Only three regular season games remain in the 2012 campaign, and the last opponent the Reds will face before heading to the playoffs is a primary NL Central adversary: the St. Louis Cardinals.  Thankfully, the division itself has long-since been wrapped up; however, two primary things are now at stake in the NL:

(1) the top seed for the NL playoffs

(2) the fate of the Second NL Wild Card team

Both of those things *could* be decided by this series.  The Cardinals, as the host team, are clearly in control of their own destiny for #2.  If they win at least one game this series, they will finish no worse than a tie for the 2nd WC spot.  The Dodgers, closing out at home in LA against their primary rival SF Giants, face a more difficult climb, relying on a sweep to even have a sniff if the Reds cannot provide the same to them against St. Louis.

The former goal, getting the top seed in the playoffs, is at least partially dependent on the Washington Nationals and how they perform against the Philadelphia Phillies. With the Reds and Nationals now tied, the tie-break scenario is owned by the Nationals for claiming the season series (fairly handily in games played way back in April) in head-to-head play.  If the Nationals should sweep the Phillies at home, whatever the Reds may do is rendered moot; however, even one Nationals’ loss opens the possibility to the Reds slipping into the top spot.

What does stand out as intriguing is that the Reds have winning records against at least two of the known playoff teams: San Francisco (4-3) and Atlanta (5-1). The season series is knotted at 6-6 against the Cardinals (pending this series), while the Nationals dominated more soundly (2-5).  All of those non-divisional games for the Reds were played before the All-Star Break, before they played their hottest stretch of baseball (granted, against some of the weakest opponents).  As of right now, the Reds have seasonal losing records against only a few opponents: the aforementioned Nationals, the Phillies (3-4), and the Dodgers (2-4).  The biggest thing in the Reds’ favor on the season? The dominance of the pitching staff. Reds’ pitching as allowed only 582 runs on the season, best in the National League and second-best in the majors (behind only the TB Rays in the AL).  Factoring in that the Rays play in a far-more pitching-friendly park (Tropicana Field – pitcher park factor of 95 versus 100 neutral) than the hitter-friendly home of the Reds (Great American Ball Park – pitcher park factor of 106), the stat is made that much more impressive. The counter is that the biggest impediment to potential Reds’ success is scoring runs.  Their rank – in the bottom third at 664 runs scored - is driven by an often-anemic offense.
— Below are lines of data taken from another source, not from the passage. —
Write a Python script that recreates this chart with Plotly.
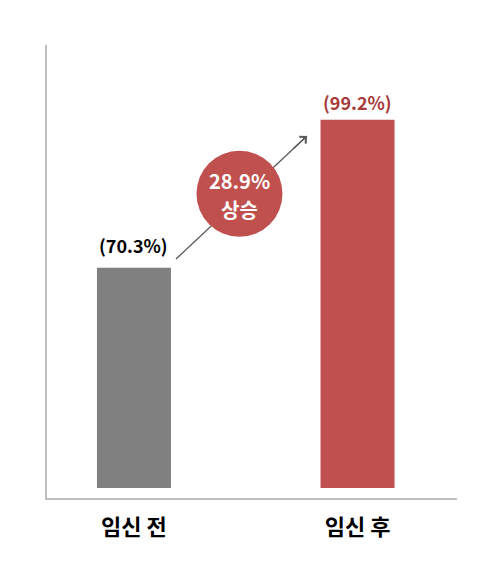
import plotly.graph_objects as go

# === data ===
categories = ["임신 전", "임신 후"]
values = [70.3, 99.2]
bar_colors = ["#808080", "#c0504d"]
label_colors = ["#000000", "#a83a3a"]

FONT = "Noto Sans CJK KR"
BASE = 27.3  # bars start a little above the axis line

x_pos = list(range(len(categories)))
change = values[1] - values[0]

fig = go.Figure()

# bars
fig.add_trace(go.Bar(
    x=x_pos,
    y=[v - BASE for v in values],
    base=BASE,
    width=0.331,
    marker=dict(color=bar_colors, line=dict(width=0)),
    hoverinfo="skip",
))

# arrow shaft (drawn under the circle)
arrow_start = (0.188, values[0] + 1.7)
arrow_end = (0.774, values[1] - 3.15)
fig.add_trace(go.Scatter(
    x=[arrow_start[0], arrow_end[0]],
    y=[arrow_start[1], arrow_end[1]],
    mode="lines",
    line=dict(color="#595959", width=1.3),
    hoverinfo="skip",
))

# circle badge with the increase
badge_x, badge_y = 0.472, sum(values) / 2
fig.add_trace(go.Scatter(
    x=[badge_x],
    y=[badge_y],
    mode="markers",
    marker=dict(size=86, color="#c0504d", line=dict(width=0)),
    hoverinfo="skip",
))
for txt, dy in [(f"{change:.1f}%", 13), ("상승", -16)]:
    fig.add_annotation(
        x=badge_x, y=badge_y, text=f"<b>{txt}</b>",
        showarrow=False, yshift=dy, borderpad=0,
        font=dict(family=FONT, size=20, color="white"),
    )

# arrow head
fig.add_annotation(
    x=arrow_end[0], y=arrow_end[1],
    ax=-15, ay=14,
    showarrow=True, arrowhead=4, arrowsize=1.4, arrowwidth=1.3,
    arrowcolor="#595959", text="",
)

# value labels above bars
shifts = [8, 3]
for i, v in enumerate(values):
    fig.add_annotation(
        x=x_pos[i], y=v,
        text=f"<b>({v}%)</b>",
        showarrow=False, yanchor="bottom", yshift=shifts[i],
        font=dict(family=FONT, size=18, color=label_colors[i]),
    )

fig.update_layout(
    width=492,
    height=557,
    margin=dict(l=39, r=43, t=37, b=67),
    plot_bgcolor="white",
    paper_bgcolor="white",
    showlegend=False,
    font=dict(family=FONT),
)

fig.update_xaxes(
    range=[-0.389, 1.445],
    tickvals=x_pos,
    ticktext=[f"<b>{c}</b>" for c in categories],
    tickfont=dict(family=FONT, size=22, color="black"),
    showline=True, linecolor="#bfbfbf", linewidth=1.5,
    showgrid=False, zeroline=False,
    ticks="", ticklabelstandoff=9,
)
fig.update_yaxes(
    range=[25.35, 113.8],
    showline=True, linecolor="#bfbfbf", linewidth=1.5,
    showgrid=False, zeroline=False,
    showticklabels=False, ticks="",
)

fig.write_html("out.html")
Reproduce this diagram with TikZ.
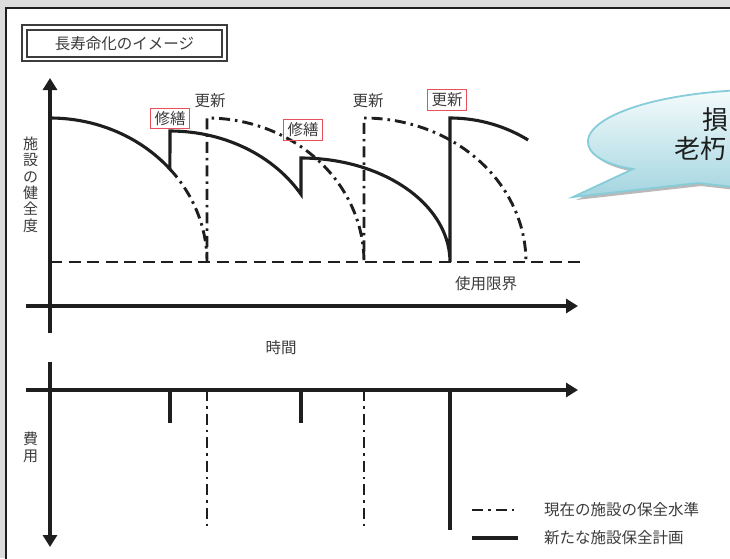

Winning at least 2 of 3 in this closing series does make a statement, if nothing else.  It gives credence that this team can win tough games on the road with something at stake.  Losing 2 of 3 (or, in a worst-case scenario, being swept) wouldn’t be the kind of “momentum” to ride into divisional series play; however, it’s also not the end of the world if it does happen. The 96 wins this team already has entering play today ties the wins total from 1999 and is also tied for 9th-most in franchise history with that club as well as the “notable” 1919 squad. Getting to the 98+ win mark hasn’t happened since the heyday of the Big Red Machine (early 70′s up to 1976).